By Robb Murray
Free Press Staff Writer
NORTH MANKATO — Ever since the North Mankato Taylor Library started offering e-books several years ago, patrons have been asking for e-magazines.
Starting this month, the library plans to oblige them.
The library rolled out a service where 60 magazines are available online for e-readers, tablets or any personal computer. Unlike the library’s e-book service, magazines won’t be saddled with waiting periods if someone gets to a magazine before you.
Also, once you’ve signed up for the service on the library’s website, any magazine you download is yours for as long as you care to keep it on your device. No need to return it. And it won’t become unreadable after the two- or three-week period as e-books are.
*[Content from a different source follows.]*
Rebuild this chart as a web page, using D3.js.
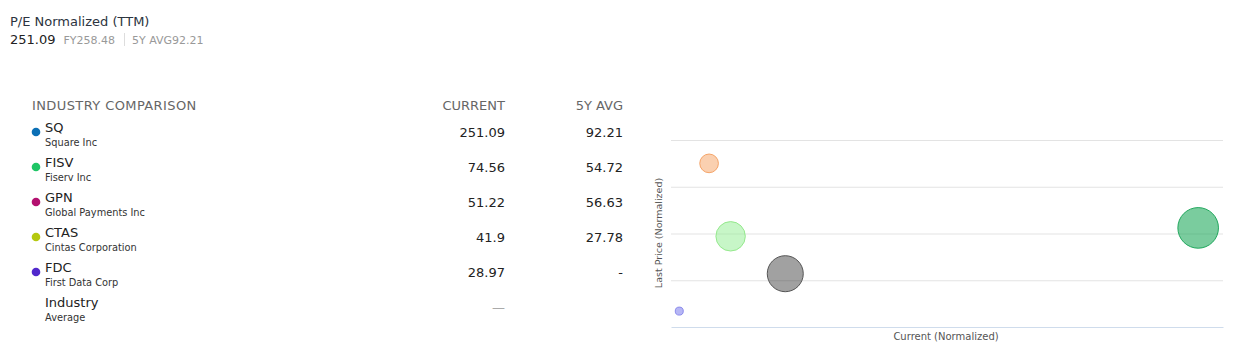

This service, for contractual reasons, will only be available to North Mankato residents who have a library card.
That means Mankato and Blue Earth County residents who have a North Mankato Taylor Library card won’t be able to use the new magazine feature on the Taylor Library’s website.
“In the spirit of the contract we have with Zinio,” Taylor Library Director Lucy Lowry, said of the company they’ve contracted with to provide the magazine service, “we can only allow people from our community to use it.”
Lowry said they allowed anyone with a North Mankato library card to use the e-book service. But that decision was made when e-books were still new and few libraries were lending them.
Now, however, e-readers are common and many libraries are offering e-materials. Plus, Zinio required a limited user base. And as the e-magazine service wasn’t free for the library — they paid nearly $2,000 for service plus $850 more for the individual subscriptions — they decided the North Mankato library’s e-magazine service will be limited to North Mankato residents.
The service, Lowry said, already has been used by patrons. It works on personal computers, iPads, Kindles and other tablets. As of now, it does not work with the Barnes and Noble Nook.
Lowry said she’s been impressed with the product and she thinks library patrons will be, too.
“It looks just like as if you had the paper copy,” she said. “It’s got the ads, pictures. You can resize it, you can also read it on a phone, but that’s pretty tiny.”
As for specific titles, Lowry said they tried to choose magazines they thought people would want to read on the their e-readers or computers. And as time goes on, they’ll probably add more.
E-books continue to be a big growth area for the North Mankato library. Two years ago, there were 1,200 checkouts of 3,128 e-books and audiobooks available. Last year, that number had jumped to 15,000.
The addition of the e-magazine titles will not result in a decrease in the titles available in hard copy. What it may lead to is a decrease in the number of copies of an individual title available, which could save the library money.
This kind of change, Lowry said, isn’t new. She said they saw the same thing when VHS video was being replaced by digital. They had to purchase both for a while until the VHS format died.
She doesn’t see e-books replacing hard copy books any time soon.
“I don’t see the physical library disappearing in my lifetime,” she said.
The 15,000 checkouts of e-books is still a small portion of the nearly 209,000 total materials checked out.